» Written problem
Write out the data again exactly, skipping every picture.

Start of Supplied information

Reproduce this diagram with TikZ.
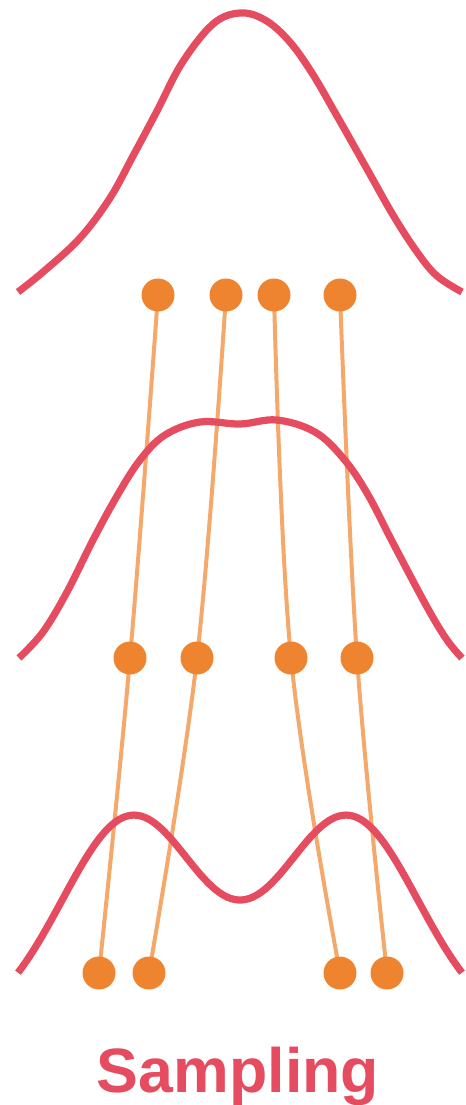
\documentclass[tikz,border=0pt]{standalone}
\usepackage{fontspec}
\setmainfont{Liberation Sans}
\pgfdeclarelayer{lines}
\pgfdeclarelayer{curves}
\pgfsetlayers{lines,curves,main}
\definecolor{cred}{HTML}{E54C5F}
\definecolor{cdot}{HTML}{EE842F}
\definecolor{cline}{HTML}{F4A96B}
\tikzset{
  dist/.style={draw=cred, line width=5.4pt},
  dotnode/.style={circle, fill=cdot, inner sep=0pt, minimum size=24.75pt},
  flow/.style={draw=cline, line width=3pt},
}
\begin{document}
\begin{tikzpicture}[x=0.75pt, y=-0.75pt]
\useasboundingbox (0,0) rectangle (465,1105);
% dots
\node[dotnode] (t1) at (158,295) {};
\node[dotnode] (t2) at (226,295) {};
\node[dotnode] (t3) at (274,295) {};
\node[dotnode] (t4) at (340,295) {};
\node[dotnode] (m1) at (130,658) {};
\node[dotnode] (m2) at (197,658) {};
\node[dotnode] (m3) at (291,658) {};
\node[dotnode] (m4) at (357,658) {};
\node[dotnode] (b1) at (99,973) {};
\node[dotnode] (b2) at (149,973) {};
\node[dotnode] (b3) at (340,973) {};
\node[dotnode] (b4) at (387,973) {};
% flow lines
\begin{pgfonlayer}{lines}
\draw[flow] plot[smooth, tension=0.6] coordinates {(t1) (m1) (b1)};
\draw[flow] plot[smooth, tension=0.6] coordinates {(t2) (m2) (b2)};
\draw[flow] plot[smooth, tension=0.6] coordinates {(t3) (m3) (b3)};
\draw[flow] plot[smooth, tension=0.6] coordinates {(t4) (m4) (b4)};
\end{pgfonlayer}
% distributions
\begin{pgfonlayer}{curves}
\draw[dist] plot[smooth, tension=0.6] coordinates {(18,292) (43,272) (80,238) (110,198) (133,156) (157,111) (182,63) (213,24) (240,13) (265,20) (289,41) (312,73) (337,116) (367,169) (393,215) (417,252) (437,276) (462,292)};
\draw[dist] plot[smooth, tension=0.6] coordinates {(19,658) (43,632) (67,592) (93,540) (117,496) (140,460) (165,435) (200,422) (240,424) (277,420) (315,432) (343,458) (367,493) (393,543) (427,607) (447,640) (462,658)};
\draw[dist] plot[domain=18:462, samples=120, smooth]
  (\x, {1029-212*(exp(-0.5*((\x-132)/70)^2)+exp(-0.5*((\x-348)/70)^2))});
\end{pgfonlayer}
\node[anchor=base, text=cred, font=\bfseries\fontsize{47pt}{56pt}\selectfont, inner sep=0pt] (lbl) at (238,1092) {Sampling};
\end{tikzpicture}
\end{document}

End of Supplied information

» The answer
Reproduce this diagram with TikZ.
\documentclass[tikz,border=0pt]{standalone}
\usepackage{fontspec}
\setmainfont{Liberation Sans}
\pgfdeclarelayer{lines}
\pgfdeclarelayer{curves}
\pgfsetlayers{lines,curves,main}
\definecolor{cred}{HTML}{E54C5F}
\definecolor{cdot}{HTML}{EE842F}
\definecolor{cline}{HTML}{F4A96B}
\tikzset{
  dist/.style={draw=cred, line width=5.4pt},
  dotnode/.style={circle, fill=cdot, inner sep=0pt, minimum size=24.75pt},
  flow/.style={draw=cline, line width=3pt},
}
\begin{document}
\begin{tikzpicture}[x=0.75pt, y=-0.75pt]
\useasboundingbox (0,0) rectangle (465,1105);
% dots
\node[dotnode] (t1) at (158,295) {};
\node[dotnode] (t2) at (226,295) {};
\node[dotnode] (t3) at (274,295) {};
\node[dotnode] (t4) at (340,295) {};
\node[dotnode] (m1) at (130,658) {};
\node[dotnode] (m2) at (197,658) {};
\node[dotnode] (m3) at (291,658) {};
\node[dotnode] (m4) at (357,658) {};
\node[dotnode] (b1) at (99,973) {};
\node[dotnode] (b2) at (149,973) {};
\node[dotnode] (b3) at (340,973) {};
\node[dotnode] (b4) at (387,973) {};
% flow lines
\begin{pgfonlayer}{lines}
\draw[flow] plot[smooth, tension=0.6] coordinates {(t1) (m1) (b1)};
\draw[flow] plot[smooth, tension=0.6] coordinates {(t2) (m2) (b2)};
\draw[flow] plot[smooth, tension=0.6] coordinates {(t3) (m3) (b3)};
\draw[flow] plot[smooth, tension=0.6] coordinates {(t4) (m4) (b4)};
\end{pgfonlayer}
% distributions
\begin{pgfonlayer}{curves}
\draw[dist] plot[smooth, tension=0.6] coordinates {(18,292) (43,272) (80,238) (110,198) (133,156) (157,111) (182,63) (213,24) (240,13) (265,20) (289,41) (312,73) (337,116) (367,169) (393,215) (417,252) (437,276) (462,292)};
\draw[dist] plot[smooth, tension=0.6] coordinates {(19,658) (43,632) (67,592) (93,540) (117,496) (140,460) (165,435) (200,422) (240,424) (277,420) (315,432) (343,458) (367,493) (393,543) (427,607) (447,640) (462,658)};
\draw[dist] plot[domain=18:462, samples=120, smooth]
  (\x, {1029-212*(exp(-0.5*((\x-132)/70)^2)+exp(-0.5*((\x-348)/70)^2))});
\end{pgfonlayer}
\node[anchor=base, text=cred, font=\bfseries\fontsize{47pt}{56pt}\selectfont, inner sep=0pt] (lbl) at (238,1092) {Sampling};
\end{tikzpicture}
\end{document}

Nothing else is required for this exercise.